- Stated goal:
In the records below, find the line containing "Give me the matplotlib source for this chart." and the line containing "prev_close = 162.00"; please repeat exactly the lines from one to the other, both included, and nothing more.

Stored dataset items:
- - -

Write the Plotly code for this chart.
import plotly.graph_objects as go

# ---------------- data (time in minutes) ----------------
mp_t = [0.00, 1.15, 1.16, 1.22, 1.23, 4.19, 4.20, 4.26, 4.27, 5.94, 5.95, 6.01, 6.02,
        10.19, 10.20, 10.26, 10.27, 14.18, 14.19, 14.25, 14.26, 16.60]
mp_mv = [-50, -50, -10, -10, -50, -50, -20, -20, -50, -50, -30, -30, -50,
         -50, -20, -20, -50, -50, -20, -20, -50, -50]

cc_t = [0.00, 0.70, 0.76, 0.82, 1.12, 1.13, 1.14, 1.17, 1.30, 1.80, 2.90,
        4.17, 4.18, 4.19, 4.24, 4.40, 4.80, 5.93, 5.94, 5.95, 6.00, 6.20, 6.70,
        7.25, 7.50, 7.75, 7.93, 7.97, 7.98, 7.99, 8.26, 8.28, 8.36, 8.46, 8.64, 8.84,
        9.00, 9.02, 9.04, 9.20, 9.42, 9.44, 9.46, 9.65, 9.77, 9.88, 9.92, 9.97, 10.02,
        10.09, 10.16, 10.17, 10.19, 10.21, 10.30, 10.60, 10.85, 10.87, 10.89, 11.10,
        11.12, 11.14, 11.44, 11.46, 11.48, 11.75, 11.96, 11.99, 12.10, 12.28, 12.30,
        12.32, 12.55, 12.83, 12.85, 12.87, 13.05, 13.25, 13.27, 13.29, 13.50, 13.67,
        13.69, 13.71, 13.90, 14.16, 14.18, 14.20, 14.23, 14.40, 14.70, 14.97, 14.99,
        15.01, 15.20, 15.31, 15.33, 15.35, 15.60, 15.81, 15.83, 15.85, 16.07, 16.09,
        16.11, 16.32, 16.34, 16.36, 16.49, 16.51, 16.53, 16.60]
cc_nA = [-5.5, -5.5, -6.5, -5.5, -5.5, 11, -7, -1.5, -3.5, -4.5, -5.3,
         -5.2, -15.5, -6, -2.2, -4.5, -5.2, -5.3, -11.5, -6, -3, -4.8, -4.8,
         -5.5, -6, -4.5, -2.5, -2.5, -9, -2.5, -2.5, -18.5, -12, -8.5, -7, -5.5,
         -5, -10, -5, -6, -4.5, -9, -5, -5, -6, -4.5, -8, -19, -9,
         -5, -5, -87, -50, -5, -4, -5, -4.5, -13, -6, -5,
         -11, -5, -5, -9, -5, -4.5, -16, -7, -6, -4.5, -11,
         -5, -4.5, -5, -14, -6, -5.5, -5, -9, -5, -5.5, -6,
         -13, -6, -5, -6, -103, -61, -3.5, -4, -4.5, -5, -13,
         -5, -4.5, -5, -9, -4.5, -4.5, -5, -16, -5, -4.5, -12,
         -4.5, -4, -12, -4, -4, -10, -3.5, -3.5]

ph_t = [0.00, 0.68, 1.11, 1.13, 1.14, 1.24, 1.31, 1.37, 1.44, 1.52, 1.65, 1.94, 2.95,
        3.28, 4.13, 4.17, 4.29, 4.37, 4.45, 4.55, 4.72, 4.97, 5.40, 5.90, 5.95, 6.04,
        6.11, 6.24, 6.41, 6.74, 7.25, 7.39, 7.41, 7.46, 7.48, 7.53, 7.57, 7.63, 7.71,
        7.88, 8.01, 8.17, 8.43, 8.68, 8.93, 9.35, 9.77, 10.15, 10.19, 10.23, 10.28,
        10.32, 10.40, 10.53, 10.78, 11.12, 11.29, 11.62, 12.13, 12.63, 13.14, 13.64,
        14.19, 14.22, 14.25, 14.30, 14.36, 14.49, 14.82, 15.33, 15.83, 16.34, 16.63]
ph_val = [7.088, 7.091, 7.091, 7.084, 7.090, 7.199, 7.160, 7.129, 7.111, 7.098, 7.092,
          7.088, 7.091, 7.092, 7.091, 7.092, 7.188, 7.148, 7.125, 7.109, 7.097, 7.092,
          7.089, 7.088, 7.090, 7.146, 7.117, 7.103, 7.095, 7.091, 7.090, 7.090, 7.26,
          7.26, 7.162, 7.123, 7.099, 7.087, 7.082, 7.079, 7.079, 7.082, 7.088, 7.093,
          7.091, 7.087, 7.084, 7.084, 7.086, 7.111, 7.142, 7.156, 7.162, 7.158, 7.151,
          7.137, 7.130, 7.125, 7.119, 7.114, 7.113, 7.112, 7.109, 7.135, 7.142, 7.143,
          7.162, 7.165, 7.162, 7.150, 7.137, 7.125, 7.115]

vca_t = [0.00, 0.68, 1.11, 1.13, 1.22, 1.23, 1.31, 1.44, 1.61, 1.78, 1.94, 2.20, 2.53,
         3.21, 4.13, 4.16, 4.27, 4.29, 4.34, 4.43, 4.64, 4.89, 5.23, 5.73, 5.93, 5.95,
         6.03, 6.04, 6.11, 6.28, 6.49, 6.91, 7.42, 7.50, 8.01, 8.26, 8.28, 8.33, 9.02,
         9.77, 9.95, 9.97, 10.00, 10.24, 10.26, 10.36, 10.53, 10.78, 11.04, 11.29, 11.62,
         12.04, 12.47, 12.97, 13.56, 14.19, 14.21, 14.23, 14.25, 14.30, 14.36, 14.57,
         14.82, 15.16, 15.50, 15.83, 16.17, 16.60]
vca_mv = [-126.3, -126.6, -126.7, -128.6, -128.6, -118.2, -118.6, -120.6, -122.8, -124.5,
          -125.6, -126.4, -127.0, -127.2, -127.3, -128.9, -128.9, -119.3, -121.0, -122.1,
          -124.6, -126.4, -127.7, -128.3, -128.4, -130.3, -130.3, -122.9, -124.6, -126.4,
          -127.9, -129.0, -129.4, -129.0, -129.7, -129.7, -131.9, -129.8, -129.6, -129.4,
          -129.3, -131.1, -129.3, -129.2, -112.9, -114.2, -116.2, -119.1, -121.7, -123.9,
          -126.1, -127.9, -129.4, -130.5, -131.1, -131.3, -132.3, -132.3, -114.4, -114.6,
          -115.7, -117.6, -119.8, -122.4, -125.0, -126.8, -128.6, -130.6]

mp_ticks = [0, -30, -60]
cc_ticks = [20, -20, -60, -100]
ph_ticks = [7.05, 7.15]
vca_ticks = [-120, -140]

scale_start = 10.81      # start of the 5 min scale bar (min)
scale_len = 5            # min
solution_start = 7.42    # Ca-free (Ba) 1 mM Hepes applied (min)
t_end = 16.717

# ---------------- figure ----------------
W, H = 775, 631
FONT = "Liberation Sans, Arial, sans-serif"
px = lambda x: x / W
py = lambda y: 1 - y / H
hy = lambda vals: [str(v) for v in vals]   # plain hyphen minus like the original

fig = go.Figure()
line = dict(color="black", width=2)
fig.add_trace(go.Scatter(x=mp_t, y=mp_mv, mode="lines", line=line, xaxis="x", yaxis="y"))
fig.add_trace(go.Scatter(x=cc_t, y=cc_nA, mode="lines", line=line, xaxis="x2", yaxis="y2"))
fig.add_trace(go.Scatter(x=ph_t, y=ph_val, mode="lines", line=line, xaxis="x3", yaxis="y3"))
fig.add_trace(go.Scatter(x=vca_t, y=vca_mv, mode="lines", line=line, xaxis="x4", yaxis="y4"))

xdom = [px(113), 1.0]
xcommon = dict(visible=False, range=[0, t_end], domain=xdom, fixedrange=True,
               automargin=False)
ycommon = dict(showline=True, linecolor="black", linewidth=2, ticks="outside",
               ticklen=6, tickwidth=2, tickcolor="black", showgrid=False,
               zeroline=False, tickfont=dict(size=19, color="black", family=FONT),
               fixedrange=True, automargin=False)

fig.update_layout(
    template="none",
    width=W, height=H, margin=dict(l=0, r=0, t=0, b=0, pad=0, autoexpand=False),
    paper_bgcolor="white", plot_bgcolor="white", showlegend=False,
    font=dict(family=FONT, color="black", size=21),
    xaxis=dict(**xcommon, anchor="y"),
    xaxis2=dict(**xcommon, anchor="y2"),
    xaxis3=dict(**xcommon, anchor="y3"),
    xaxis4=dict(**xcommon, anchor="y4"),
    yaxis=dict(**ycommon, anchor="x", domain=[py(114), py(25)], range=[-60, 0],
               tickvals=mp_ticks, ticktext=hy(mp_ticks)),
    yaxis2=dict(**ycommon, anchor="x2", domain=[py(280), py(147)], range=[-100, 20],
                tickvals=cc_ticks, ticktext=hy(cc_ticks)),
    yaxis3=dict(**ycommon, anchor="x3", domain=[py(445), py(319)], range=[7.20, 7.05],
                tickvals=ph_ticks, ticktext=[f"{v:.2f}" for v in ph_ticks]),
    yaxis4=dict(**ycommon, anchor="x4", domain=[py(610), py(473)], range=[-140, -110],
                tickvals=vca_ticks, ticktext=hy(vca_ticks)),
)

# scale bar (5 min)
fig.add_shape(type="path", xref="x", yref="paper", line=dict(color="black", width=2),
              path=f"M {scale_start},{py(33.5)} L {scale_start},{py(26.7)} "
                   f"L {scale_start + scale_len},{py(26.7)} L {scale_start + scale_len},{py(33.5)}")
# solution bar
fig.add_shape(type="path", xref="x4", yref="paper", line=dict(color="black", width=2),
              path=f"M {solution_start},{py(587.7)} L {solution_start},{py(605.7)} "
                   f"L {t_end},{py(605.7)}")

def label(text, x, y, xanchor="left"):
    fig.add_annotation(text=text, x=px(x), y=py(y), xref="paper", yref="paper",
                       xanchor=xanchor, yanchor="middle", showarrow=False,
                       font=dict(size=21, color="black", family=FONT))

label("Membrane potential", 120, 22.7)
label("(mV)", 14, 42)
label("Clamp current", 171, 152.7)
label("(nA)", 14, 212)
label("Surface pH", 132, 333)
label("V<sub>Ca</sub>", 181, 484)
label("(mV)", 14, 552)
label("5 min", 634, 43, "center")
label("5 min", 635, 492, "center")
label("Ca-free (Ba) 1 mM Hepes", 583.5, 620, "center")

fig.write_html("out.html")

- - -

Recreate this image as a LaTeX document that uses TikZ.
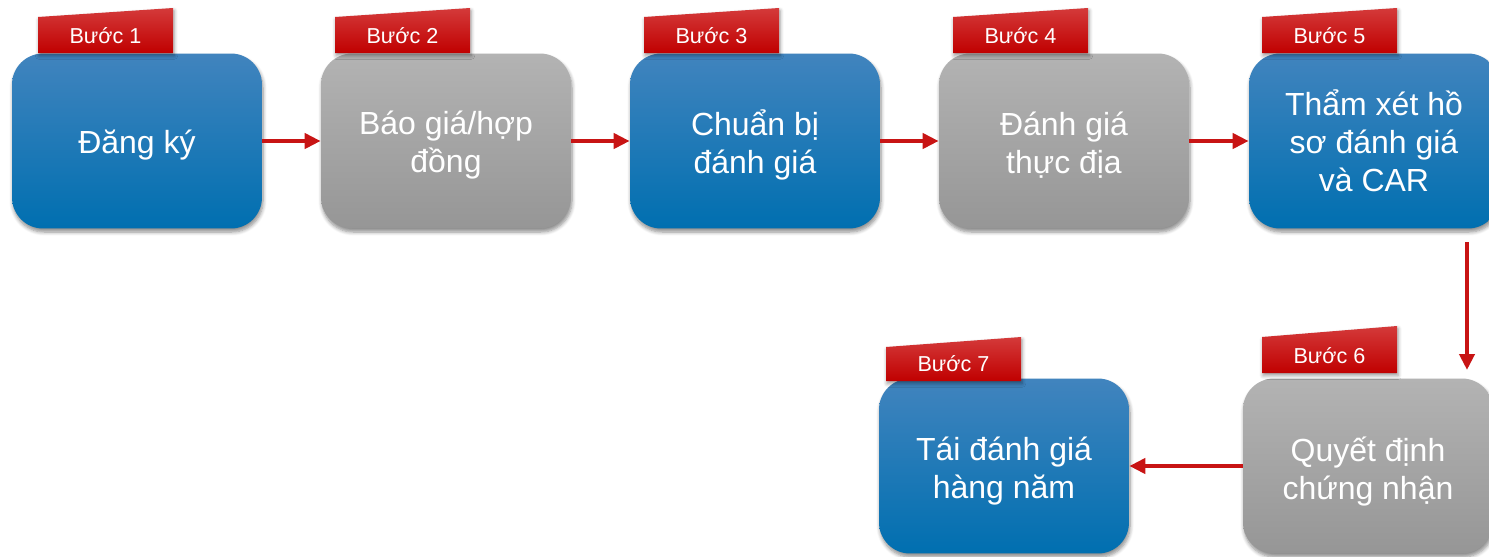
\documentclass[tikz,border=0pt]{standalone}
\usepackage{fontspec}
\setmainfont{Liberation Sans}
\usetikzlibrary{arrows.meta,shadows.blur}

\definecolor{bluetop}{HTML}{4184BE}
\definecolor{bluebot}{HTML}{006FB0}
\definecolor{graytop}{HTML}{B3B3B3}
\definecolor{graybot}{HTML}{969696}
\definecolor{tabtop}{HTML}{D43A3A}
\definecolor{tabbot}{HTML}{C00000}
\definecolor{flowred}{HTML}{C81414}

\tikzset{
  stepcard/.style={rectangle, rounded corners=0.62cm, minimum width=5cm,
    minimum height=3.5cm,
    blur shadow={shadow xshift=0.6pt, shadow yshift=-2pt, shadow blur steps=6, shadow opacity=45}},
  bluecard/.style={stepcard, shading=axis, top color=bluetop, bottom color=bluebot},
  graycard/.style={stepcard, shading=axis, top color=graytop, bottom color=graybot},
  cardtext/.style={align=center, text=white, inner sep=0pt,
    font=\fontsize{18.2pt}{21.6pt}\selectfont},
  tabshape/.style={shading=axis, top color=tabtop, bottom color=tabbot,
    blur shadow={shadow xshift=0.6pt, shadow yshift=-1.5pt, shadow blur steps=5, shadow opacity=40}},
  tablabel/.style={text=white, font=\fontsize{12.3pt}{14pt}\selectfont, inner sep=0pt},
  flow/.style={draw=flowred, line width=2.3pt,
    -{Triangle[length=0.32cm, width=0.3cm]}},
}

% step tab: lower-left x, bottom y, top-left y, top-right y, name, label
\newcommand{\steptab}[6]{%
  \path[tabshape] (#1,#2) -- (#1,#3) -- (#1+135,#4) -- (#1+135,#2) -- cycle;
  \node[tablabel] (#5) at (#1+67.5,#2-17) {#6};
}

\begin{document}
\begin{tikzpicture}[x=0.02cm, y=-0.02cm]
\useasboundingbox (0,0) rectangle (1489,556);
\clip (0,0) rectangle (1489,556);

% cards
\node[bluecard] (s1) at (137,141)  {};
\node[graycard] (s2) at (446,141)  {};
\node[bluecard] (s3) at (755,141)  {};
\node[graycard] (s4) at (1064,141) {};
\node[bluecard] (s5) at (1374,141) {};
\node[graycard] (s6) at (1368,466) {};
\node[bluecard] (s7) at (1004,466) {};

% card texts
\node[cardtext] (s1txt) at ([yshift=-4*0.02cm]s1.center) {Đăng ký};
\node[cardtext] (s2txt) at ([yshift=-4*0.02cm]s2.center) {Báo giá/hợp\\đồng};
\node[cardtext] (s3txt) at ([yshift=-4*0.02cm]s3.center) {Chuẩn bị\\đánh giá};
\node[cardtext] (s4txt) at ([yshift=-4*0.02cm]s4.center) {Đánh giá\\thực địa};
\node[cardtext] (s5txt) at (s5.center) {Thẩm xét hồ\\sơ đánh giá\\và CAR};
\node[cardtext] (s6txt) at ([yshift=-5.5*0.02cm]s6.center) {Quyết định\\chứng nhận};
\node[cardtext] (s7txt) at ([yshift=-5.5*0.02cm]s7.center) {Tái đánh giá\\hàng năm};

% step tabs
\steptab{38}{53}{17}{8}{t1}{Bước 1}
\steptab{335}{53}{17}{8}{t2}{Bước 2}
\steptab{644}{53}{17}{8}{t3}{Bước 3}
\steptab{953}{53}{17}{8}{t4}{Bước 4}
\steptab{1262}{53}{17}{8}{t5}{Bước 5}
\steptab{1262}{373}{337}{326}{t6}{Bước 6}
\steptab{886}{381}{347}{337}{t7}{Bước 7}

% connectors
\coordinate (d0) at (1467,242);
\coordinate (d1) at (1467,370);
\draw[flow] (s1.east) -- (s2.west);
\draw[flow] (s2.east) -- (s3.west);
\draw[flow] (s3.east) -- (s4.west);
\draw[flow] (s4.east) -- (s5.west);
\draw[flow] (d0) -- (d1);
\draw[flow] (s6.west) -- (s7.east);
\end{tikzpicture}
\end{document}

- - -

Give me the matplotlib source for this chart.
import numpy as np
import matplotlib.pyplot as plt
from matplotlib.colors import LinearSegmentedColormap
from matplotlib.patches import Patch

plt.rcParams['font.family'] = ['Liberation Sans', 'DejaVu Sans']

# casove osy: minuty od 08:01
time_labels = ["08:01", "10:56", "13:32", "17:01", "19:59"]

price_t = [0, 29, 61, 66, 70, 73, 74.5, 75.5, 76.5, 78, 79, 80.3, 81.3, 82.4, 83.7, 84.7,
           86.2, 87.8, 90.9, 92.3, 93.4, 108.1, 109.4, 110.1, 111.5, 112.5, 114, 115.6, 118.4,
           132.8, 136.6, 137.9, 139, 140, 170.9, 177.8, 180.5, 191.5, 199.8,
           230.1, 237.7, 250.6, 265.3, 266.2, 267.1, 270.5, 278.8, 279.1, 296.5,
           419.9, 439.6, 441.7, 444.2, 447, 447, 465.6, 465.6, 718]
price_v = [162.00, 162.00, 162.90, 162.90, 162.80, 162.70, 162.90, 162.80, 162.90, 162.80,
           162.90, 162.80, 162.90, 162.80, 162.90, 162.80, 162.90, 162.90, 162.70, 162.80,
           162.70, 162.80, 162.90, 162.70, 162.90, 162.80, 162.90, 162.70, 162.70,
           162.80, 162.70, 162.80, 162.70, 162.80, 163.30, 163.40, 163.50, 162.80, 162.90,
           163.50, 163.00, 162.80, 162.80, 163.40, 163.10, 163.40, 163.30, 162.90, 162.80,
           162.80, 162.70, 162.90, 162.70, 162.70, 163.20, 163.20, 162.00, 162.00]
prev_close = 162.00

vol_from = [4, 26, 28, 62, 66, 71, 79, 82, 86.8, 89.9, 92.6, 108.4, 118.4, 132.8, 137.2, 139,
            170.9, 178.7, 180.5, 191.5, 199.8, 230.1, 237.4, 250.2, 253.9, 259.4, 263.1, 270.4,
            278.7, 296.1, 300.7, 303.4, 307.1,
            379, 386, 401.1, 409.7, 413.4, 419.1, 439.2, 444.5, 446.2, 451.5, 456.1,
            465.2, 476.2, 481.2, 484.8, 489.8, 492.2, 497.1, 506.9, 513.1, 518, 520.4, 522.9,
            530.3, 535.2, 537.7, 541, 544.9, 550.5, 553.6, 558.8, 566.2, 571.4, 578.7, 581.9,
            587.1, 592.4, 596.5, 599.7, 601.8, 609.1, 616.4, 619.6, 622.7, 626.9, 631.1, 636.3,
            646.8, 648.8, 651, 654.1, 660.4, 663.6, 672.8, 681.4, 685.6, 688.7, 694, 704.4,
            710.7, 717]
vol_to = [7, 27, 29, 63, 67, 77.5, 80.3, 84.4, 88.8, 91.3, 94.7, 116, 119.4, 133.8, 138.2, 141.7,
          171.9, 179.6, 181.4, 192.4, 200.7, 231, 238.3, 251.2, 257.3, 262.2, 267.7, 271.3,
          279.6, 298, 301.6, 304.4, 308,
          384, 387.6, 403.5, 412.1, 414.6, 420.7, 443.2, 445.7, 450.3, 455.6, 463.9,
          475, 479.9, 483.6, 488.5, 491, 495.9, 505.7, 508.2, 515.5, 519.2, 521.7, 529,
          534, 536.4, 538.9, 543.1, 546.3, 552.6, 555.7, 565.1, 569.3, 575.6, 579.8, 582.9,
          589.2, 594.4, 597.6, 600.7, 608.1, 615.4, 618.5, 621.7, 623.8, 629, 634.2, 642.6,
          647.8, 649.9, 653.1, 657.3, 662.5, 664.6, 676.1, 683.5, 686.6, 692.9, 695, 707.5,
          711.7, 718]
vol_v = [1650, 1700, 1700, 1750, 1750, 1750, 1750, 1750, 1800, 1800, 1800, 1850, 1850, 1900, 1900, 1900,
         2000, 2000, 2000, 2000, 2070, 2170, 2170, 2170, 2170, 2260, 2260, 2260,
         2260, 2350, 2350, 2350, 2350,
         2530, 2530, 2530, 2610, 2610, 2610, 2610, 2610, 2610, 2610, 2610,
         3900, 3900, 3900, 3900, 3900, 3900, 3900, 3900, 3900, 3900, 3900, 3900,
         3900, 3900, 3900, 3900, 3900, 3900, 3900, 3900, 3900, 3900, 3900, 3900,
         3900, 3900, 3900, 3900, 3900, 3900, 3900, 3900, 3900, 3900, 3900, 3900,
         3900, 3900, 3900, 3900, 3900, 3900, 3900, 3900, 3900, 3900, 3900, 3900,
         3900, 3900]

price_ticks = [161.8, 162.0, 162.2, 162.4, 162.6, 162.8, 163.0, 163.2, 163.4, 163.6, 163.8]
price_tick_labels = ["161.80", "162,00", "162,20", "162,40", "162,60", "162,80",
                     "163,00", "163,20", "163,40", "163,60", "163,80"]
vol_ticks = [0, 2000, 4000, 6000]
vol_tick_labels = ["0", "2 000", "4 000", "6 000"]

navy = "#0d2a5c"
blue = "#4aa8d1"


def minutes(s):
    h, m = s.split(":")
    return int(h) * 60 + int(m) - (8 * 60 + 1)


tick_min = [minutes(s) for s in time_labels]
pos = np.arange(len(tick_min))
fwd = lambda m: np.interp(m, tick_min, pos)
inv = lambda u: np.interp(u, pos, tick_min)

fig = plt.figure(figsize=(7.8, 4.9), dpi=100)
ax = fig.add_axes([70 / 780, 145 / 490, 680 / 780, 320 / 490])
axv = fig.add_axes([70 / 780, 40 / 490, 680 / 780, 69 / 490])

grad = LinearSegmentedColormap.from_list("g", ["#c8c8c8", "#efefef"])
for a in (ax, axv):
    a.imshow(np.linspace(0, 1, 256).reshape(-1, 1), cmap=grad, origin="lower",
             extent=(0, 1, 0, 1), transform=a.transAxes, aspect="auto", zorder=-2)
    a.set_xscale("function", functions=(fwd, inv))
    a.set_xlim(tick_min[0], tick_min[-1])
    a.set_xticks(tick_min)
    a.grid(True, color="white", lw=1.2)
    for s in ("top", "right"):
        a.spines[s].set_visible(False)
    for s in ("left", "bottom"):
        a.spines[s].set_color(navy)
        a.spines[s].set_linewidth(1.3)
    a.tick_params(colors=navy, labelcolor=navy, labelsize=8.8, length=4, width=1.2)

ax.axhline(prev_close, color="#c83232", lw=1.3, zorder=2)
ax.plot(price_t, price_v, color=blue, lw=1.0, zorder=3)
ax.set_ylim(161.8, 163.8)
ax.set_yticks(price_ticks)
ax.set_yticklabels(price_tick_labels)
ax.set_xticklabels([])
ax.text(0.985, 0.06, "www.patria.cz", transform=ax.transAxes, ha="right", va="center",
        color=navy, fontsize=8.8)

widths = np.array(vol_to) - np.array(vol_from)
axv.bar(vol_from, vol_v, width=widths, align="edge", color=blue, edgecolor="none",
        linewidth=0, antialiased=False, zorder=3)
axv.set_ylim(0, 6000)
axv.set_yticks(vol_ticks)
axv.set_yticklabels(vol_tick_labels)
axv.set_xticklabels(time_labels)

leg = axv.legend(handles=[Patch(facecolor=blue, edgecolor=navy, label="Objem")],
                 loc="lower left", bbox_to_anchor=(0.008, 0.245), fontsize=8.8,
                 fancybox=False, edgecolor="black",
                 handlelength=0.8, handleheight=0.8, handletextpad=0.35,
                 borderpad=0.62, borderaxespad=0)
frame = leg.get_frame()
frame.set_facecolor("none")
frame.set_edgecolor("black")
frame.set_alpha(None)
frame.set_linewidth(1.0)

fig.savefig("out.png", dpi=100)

- - -

- Result below:
Give me the matplotlib source for this chart.
import numpy as np
import matplotlib.pyplot as plt
from matplotlib.colors import LinearSegmentedColormap
from matplotlib.patches import Patch

plt.rcParams['font.family'] = ['Liberation Sans', 'DejaVu Sans']

# casove osy: minuty od 08:01
time_labels = ["08:01", "10:56", "13:32", "17:01", "19:59"]

price_t = [0, 29, 61, 66, 70, 73, 74.5, 75.5, 76.5, 78, 79, 80.3, 81.3, 82.4, 83.7, 84.7,
           86.2, 87.8, 90.9, 92.3, 93.4, 108.1, 109.4, 110.1, 111.5, 112.5, 114, 115.6, 118.4,
           132.8, 136.6, 137.9, 139, 140, 170.9, 177.8, 180.5, 191.5, 199.8,
           230.1, 237.7, 250.6, 265.3, 266.2, 267.1, 270.5, 278.8, 279.1, 296.5,
           419.9, 439.6, 441.7, 444.2, 447, 447, 465.6, 465.6, 718]
price_v = [162.00, 162.00, 162.90, 162.90, 162.80, 162.70, 162.90, 162.80, 162.90, 162.80,
           162.90, 162.80, 162.90, 162.80, 162.90, 162.80, 162.90, 162.90, 162.70, 162.80,
           162.70, 162.80, 162.90, 162.70, 162.90, 162.80, 162.90, 162.70, 162.70,
           162.80, 162.70, 162.80, 162.70, 162.80, 163.30, 163.40, 163.50, 162.80, 162.90,
           163.50, 163.00, 162.80, 162.80, 163.40, 163.10, 163.40, 163.30, 162.90, 162.80,
           162.80, 162.70, 162.90, 162.70, 162.70, 163.20, 163.20, 162.00, 162.00]
prev_close = 162.00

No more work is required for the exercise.